As soon as you glimpse the Deogarh Mahal, you can see that its rulers must have been serious players in the Mewar aristocracy, their magnificent fort a fitting stronghold for one of its sixteen “umraos” - the most senior feudal barons attending on the Maharana of Udaipur. Even so, you might not necessarily guess that the Rawats of Deogarh (a local title equivalent to “Raja”) once ruled over the fourth largest jagir in the whole of Rajasthan. At its most extensive, their territory comprised some 210 villages, with one of their defensive forts as far as 100 km away. Yet there is little ostentation and even less gold to be found in their palace. Like most of the Mewar nobility, they spent too much time fighting to have much to spare for amassing great wealth.

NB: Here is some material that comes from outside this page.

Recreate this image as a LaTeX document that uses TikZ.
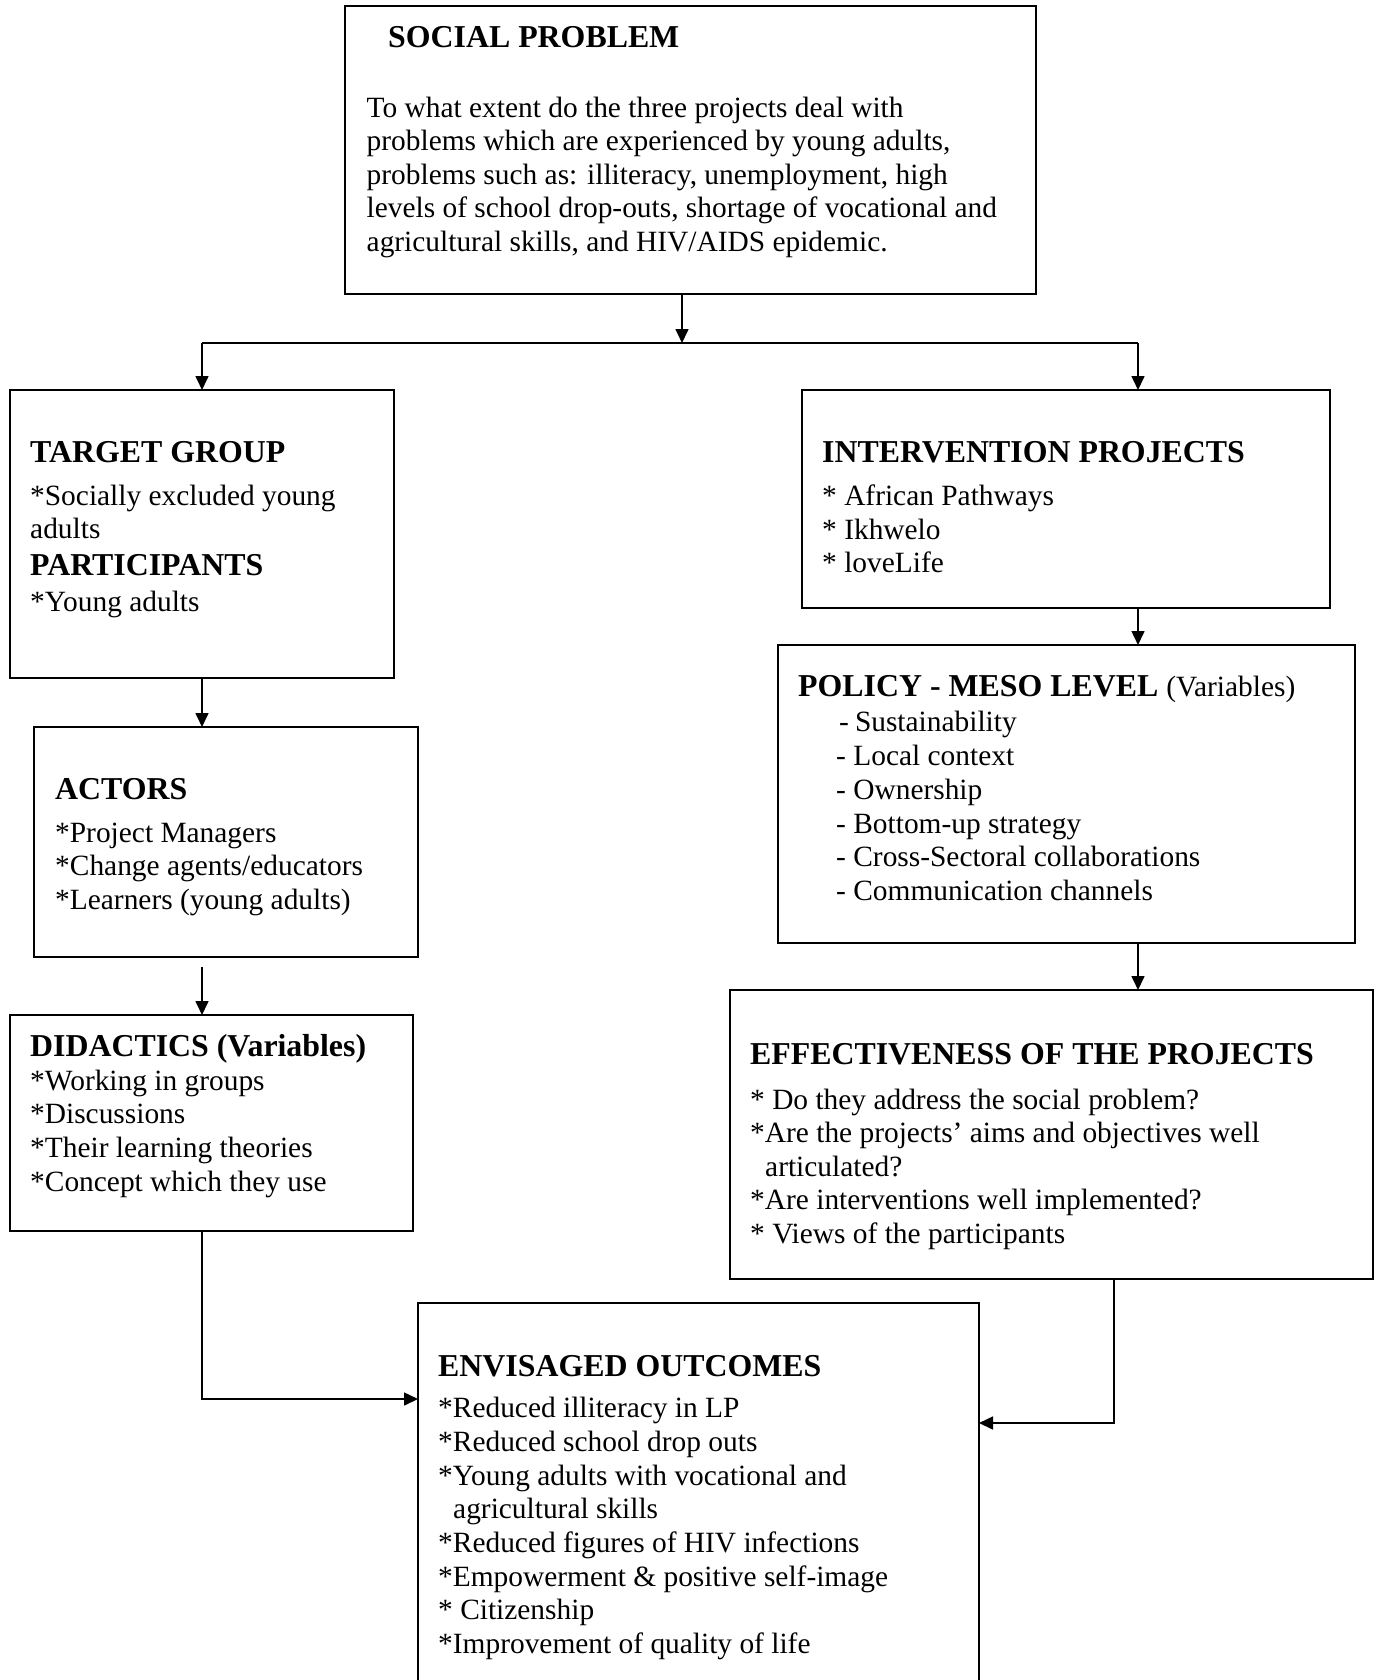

And yet if one of their ancestors, had had a better sense of humour, the throne of Mewar might even have been theirs...
Entering the Palace
It is the public face of the Deogarh rulers that we encounter first. The gateway into the front courtyard passes beneath the “Kacheri” where justice was administered - reminding us immediately that they held powers of life and limb over their subjects. Then the richly painted palace entrance leads us up, past a couple of small family shrines, through a series of narrow passages and staircases.
(A grander entrance route would have been harder to defend!)
But notice how well-worn the steps are here, compared with other parts of the palace. This is the area that saw the heavy traffic, the villagers coming to pay their feudal dues or seek some judicial remedy. Their business took them only as far as the first floor, where the revenue and general administration departments were located at the front of the building.
The Central Courtyard
Emerging onto the second floor where the hotel’s house keeping desk is now located, it is difficult to imagine that this little “piazza”, proudly displaying the white marble Deogarh throne, was a relatively late addition to the palace. Not the surrounding buildings but the actual floor on which you are standing. It used to drop straight down to a garden on the level below. There is another room on the first floor, exactly like the bar lounge immediately above it on this level, giving the building a symmetry that has now been obscured. But originally, if you had wanted to cross from here to the Bar on the other side, you would have had to use one of the narrow galleries that once encircled this space.